### SET EXERCISE
Pictures are not part of the copy. Retype the lines from the first one through the line that contains "import * as".

── DATA LINES ──

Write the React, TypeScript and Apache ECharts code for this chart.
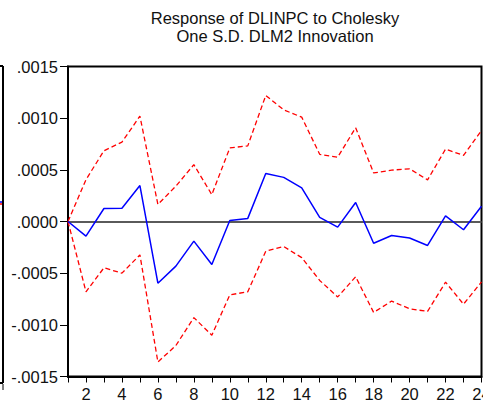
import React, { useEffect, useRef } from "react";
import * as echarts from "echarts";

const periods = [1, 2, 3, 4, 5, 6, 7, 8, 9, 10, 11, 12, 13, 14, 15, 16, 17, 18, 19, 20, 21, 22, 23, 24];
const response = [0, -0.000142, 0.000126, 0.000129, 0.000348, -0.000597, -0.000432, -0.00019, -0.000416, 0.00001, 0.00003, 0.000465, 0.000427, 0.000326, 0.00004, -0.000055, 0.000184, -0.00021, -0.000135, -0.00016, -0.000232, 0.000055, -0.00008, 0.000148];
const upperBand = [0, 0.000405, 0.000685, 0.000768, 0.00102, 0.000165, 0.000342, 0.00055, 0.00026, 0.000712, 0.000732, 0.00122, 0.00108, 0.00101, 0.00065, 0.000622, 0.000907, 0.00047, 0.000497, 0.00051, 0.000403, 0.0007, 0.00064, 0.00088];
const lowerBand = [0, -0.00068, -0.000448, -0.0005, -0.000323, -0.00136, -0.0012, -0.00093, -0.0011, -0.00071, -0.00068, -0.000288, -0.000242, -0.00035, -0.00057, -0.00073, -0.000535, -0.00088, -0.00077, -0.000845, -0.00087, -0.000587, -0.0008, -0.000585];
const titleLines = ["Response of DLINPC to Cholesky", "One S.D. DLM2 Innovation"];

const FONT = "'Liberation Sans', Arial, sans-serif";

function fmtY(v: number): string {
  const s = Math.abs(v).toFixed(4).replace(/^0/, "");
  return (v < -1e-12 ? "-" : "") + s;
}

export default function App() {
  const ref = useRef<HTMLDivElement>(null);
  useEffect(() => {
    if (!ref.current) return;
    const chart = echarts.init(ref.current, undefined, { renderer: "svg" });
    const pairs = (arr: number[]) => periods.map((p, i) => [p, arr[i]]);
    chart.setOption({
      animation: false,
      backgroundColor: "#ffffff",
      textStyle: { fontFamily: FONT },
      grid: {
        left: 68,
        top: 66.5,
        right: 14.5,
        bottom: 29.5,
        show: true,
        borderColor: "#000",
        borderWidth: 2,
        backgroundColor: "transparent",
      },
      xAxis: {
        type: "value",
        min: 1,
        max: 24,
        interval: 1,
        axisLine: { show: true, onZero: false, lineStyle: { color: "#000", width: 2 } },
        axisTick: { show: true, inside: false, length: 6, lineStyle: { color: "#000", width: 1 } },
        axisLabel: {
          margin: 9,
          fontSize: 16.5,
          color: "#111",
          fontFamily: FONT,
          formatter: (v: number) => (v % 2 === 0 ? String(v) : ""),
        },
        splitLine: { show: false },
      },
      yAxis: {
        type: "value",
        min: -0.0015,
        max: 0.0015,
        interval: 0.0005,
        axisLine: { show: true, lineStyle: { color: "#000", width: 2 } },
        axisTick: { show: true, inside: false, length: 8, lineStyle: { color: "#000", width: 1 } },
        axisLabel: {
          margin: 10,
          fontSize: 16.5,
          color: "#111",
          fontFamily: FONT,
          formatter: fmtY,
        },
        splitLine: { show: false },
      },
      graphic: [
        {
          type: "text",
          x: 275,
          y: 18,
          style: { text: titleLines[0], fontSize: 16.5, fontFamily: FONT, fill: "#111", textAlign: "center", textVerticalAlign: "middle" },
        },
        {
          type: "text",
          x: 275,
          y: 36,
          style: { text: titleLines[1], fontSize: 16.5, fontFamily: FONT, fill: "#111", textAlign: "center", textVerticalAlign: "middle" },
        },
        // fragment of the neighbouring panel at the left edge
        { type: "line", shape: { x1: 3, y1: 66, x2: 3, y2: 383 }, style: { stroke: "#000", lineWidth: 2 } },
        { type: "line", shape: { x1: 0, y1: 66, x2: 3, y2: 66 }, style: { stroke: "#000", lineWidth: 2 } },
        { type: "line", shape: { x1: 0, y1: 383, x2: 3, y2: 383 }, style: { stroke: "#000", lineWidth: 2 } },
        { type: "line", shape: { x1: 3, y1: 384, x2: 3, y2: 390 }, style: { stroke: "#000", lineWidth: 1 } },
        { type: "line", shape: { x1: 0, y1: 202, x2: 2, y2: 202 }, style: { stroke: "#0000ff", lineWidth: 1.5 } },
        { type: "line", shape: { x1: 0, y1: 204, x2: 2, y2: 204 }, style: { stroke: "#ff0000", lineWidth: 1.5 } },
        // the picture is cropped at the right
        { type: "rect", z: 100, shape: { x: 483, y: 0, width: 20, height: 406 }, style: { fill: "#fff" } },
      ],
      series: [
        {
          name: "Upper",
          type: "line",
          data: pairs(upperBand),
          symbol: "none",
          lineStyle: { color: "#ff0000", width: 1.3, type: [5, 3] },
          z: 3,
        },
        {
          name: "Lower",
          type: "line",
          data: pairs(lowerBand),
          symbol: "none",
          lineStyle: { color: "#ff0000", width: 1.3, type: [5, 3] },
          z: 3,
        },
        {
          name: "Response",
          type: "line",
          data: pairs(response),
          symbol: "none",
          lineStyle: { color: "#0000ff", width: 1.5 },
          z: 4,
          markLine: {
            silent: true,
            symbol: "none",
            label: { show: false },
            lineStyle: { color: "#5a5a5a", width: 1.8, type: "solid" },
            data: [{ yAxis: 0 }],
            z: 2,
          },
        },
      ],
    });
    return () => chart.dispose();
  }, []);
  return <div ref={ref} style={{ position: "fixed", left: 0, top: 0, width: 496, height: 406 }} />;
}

───

### SOLUTION TO THIS TASK
Write the React, TypeScript and Apache ECharts code for this chart.
import React, { useEffect, useRef } from "react";
import * as echarts from "echarts";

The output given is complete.